In the near future, our agency will offer nannies with more advanced experience. For example, with the Au pair Extraordinarre program. In this program, families will be able request candidates with specialized experience in nursing or teaching. We suggest that families with infants, special needs children, hard to manage children or multiple young children consider the extraordinarre program.
NOTE: If you have a child under the age of two, in the USA the government does require that the au pair be Infant Qualified—having completed at least 200 hours of experience with infants. Tip: if you only have one infant, consider looking for an au pair that is a homebody. It is hard for a highly social au pair to be stuck in the house all day because of nap schedules, lack of play dates, etc.
Expect Lots of Work To Find A Gem
Like anything, there are good au pairs and bad au pairs. As always, the responsibility is on the parent(s) to interview the candidate to assess their skillset, maturity and readiness. Families should not assume au pairs have been comprehensively trained to do this job. In fact, families should assume in many cases, that the au pair has casual babysitting experience and no real training in handling sick children, child development, and long hours. It is the family's job to evaluate the au pairs overall abilities. Families with infants, should consider the au pair as an extra hand, not in sole charge, families withtoddlers, or children with special needs, are especially encouraged to invest the appropriate time in evaluating an au pairs readiness.
Hours Are Limited to 45 hours/week- Kind of
The U.S. Bureau of Educational and Cultural Affairs authorizes au pairs and therefore establishes rules of working together. One major rule is that an au pair is not to work more than 45 hours per work week. However, the rules don't end there.
Here are a few families should know before signing on Au pairs:
• must work no more than 10 hours per day
• must not work more than 45 hours per week
• must have two days off per week and one weekend off per month–Friday evening until Monday morning
• In the USA, families must complete educational requirements depending upon the type of au pair they are–funded up to $500 by the family
• must receive 2 weeks vacation per year.

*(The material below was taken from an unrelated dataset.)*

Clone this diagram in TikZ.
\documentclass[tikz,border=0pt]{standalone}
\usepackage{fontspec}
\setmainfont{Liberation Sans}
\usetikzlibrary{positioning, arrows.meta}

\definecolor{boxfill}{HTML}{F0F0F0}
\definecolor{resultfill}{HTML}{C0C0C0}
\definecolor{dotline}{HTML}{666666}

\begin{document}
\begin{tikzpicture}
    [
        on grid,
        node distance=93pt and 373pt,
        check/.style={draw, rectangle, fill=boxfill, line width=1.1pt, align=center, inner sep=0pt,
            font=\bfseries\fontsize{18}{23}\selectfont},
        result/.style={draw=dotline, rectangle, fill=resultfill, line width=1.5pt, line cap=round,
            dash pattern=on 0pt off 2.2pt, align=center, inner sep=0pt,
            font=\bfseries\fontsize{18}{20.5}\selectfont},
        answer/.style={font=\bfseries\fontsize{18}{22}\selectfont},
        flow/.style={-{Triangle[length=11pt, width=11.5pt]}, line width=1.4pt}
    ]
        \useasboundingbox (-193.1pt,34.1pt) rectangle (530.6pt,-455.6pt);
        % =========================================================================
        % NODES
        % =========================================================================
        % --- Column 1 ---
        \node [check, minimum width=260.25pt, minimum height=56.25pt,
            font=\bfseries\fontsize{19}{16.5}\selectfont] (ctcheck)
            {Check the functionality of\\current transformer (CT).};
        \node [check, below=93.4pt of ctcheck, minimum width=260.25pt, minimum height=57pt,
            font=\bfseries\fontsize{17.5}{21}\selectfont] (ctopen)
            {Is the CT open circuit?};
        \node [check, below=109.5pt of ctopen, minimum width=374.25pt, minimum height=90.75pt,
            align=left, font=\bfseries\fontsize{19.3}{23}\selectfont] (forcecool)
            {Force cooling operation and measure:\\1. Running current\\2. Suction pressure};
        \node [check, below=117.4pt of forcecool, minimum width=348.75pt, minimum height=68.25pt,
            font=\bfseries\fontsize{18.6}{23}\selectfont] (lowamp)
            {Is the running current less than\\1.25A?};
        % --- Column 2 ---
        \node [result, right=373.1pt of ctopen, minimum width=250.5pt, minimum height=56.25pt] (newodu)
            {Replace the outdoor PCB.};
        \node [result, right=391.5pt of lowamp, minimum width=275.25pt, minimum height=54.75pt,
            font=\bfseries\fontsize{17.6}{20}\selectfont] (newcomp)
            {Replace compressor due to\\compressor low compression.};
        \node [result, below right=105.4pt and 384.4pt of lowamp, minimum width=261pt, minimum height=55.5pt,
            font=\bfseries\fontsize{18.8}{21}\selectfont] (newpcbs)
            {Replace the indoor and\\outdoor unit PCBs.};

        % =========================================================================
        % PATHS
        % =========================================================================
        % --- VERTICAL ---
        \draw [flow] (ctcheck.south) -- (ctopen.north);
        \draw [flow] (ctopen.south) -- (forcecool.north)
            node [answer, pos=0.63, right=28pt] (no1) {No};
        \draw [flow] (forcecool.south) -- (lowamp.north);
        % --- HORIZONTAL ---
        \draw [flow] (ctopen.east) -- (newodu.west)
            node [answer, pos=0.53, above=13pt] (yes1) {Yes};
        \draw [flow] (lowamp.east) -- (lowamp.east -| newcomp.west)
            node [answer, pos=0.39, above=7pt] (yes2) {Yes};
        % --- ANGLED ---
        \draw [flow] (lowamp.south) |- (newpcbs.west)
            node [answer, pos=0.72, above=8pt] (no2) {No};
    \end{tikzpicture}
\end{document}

Families are required to sign formal documents agreeing to the above terms. Despite being somewhat limited, families can establish any schedule they want. This means that an au pair can work mornings, evenings, as well as work periodically throughout the day. Families also have the option to change the schedule monthly.

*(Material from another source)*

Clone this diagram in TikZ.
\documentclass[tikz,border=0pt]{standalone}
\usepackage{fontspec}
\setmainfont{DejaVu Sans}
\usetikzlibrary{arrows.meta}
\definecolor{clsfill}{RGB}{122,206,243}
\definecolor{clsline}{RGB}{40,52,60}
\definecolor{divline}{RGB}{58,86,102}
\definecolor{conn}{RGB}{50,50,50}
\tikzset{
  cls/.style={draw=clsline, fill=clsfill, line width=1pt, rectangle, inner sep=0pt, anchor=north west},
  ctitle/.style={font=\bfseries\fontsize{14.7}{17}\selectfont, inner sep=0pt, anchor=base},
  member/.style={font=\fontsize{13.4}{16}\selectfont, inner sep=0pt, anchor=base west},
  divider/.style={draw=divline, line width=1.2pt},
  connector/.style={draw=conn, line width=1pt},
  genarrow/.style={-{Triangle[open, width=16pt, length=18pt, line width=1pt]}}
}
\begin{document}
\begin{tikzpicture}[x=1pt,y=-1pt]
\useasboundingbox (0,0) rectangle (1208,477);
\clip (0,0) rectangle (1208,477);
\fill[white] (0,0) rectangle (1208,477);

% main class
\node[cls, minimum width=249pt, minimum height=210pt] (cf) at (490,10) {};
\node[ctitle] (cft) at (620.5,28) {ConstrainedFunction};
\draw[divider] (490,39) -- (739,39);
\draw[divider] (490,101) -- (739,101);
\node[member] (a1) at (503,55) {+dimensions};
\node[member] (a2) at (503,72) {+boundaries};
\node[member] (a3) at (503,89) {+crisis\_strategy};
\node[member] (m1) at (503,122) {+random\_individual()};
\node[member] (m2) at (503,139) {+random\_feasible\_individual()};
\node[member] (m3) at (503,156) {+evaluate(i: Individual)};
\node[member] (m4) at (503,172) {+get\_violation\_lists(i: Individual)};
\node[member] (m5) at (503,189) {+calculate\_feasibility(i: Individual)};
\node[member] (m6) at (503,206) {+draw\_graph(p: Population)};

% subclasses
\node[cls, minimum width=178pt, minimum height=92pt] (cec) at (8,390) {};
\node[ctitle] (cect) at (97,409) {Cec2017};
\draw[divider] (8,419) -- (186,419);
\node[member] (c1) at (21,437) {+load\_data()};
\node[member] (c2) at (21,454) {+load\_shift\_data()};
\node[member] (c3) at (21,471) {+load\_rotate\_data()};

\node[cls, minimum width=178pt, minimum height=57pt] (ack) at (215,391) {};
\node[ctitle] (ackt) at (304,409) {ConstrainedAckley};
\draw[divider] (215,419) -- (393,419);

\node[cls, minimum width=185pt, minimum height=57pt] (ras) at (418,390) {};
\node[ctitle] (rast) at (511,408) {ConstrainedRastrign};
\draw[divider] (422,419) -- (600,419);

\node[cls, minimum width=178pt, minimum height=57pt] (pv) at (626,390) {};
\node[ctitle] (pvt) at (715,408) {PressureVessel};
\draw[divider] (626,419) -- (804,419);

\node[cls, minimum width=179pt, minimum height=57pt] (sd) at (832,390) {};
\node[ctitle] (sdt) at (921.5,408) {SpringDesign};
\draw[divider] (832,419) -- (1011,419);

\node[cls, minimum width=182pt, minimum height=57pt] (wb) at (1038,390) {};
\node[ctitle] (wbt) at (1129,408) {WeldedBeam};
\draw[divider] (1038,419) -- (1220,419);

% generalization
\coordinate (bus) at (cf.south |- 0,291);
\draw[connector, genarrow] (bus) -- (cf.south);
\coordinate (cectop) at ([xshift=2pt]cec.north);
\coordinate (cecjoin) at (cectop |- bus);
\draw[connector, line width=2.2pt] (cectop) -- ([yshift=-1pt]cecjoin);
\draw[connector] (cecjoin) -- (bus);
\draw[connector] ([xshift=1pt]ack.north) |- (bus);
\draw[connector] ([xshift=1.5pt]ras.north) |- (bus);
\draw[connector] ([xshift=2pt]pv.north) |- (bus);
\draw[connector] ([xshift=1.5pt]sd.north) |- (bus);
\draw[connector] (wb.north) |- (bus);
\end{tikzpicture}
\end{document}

Listen Up- Stereotypes Are True!
Some families are partial to German au pairs because they tend to be very organized, diligent, responsible, great drivers and speak excellent English. On the downside they can be overly strict and have a strong sense of entitlement. Most families that have hosted German au pairs swear by them and say they will never have an au pair from another country.
Many host families report great experiences with Mexican au pairs. After speaking with several counselors, we learned that Mexico is the country with the fewest au pair complaints.
Asian au pairs are thought to be very warm, intelligent and extremely conscientious, but often live quite sheltered lives before coming to the states. So, the transition into the family and the community is sometimes challenging. Also, be certain to really understand her driving skills. This is often a problem -- Especially with Thai au pairs.
Latin au pairs- Brazil, Colombia- are generally thought to be very warm and sensitive to younger children. They typically have very relevant experience but many are not experienced drivers and English skills are often a problem.
TIP: Once an au pair arrives, they generally like to meet others from their home country. So, before you select an au pair, be certain you check to see if there are other au pairs from her home country in your area. This will help with her transition into your community and home. Think twice about selecting au pairs from a country that is not represented in your community.
Au Pairs Offer The Most Flexibility & Reliability
There are many advantages to having an au pair over a nanny. Among them : flexibility in work schedule, the potential for a closer bond to the children (due purely to proximity), cost scalability for large families, foreign language and culture infusion, as well responsible/stable/reliable care. Many parents report that they enjoy having a planned “date night” with their au pairs or have a weekend night out because of the flexibility in the work schedule. Perhaps the biggest advantages of au pairs are flexibility, reliability (they are in the house) and weekend baby sitting.
The downsides of an au pair, of course, are sharing your home, hidden costs, lack of experience, unpredictable driving experience, cultural transition, home-sickness and limited family privacy. Keep in mind that you aren't getting a live-in housekeeper or cook. Sure, you can have the au pair wash the kids clothes, unload the dishwasher, and do quick dinner preparation but not much else. If you really want someone that can cook or likes to help out at home, be certain to look for that in the application. Regardless, our suggestion: ALWAYS look for someone tidy!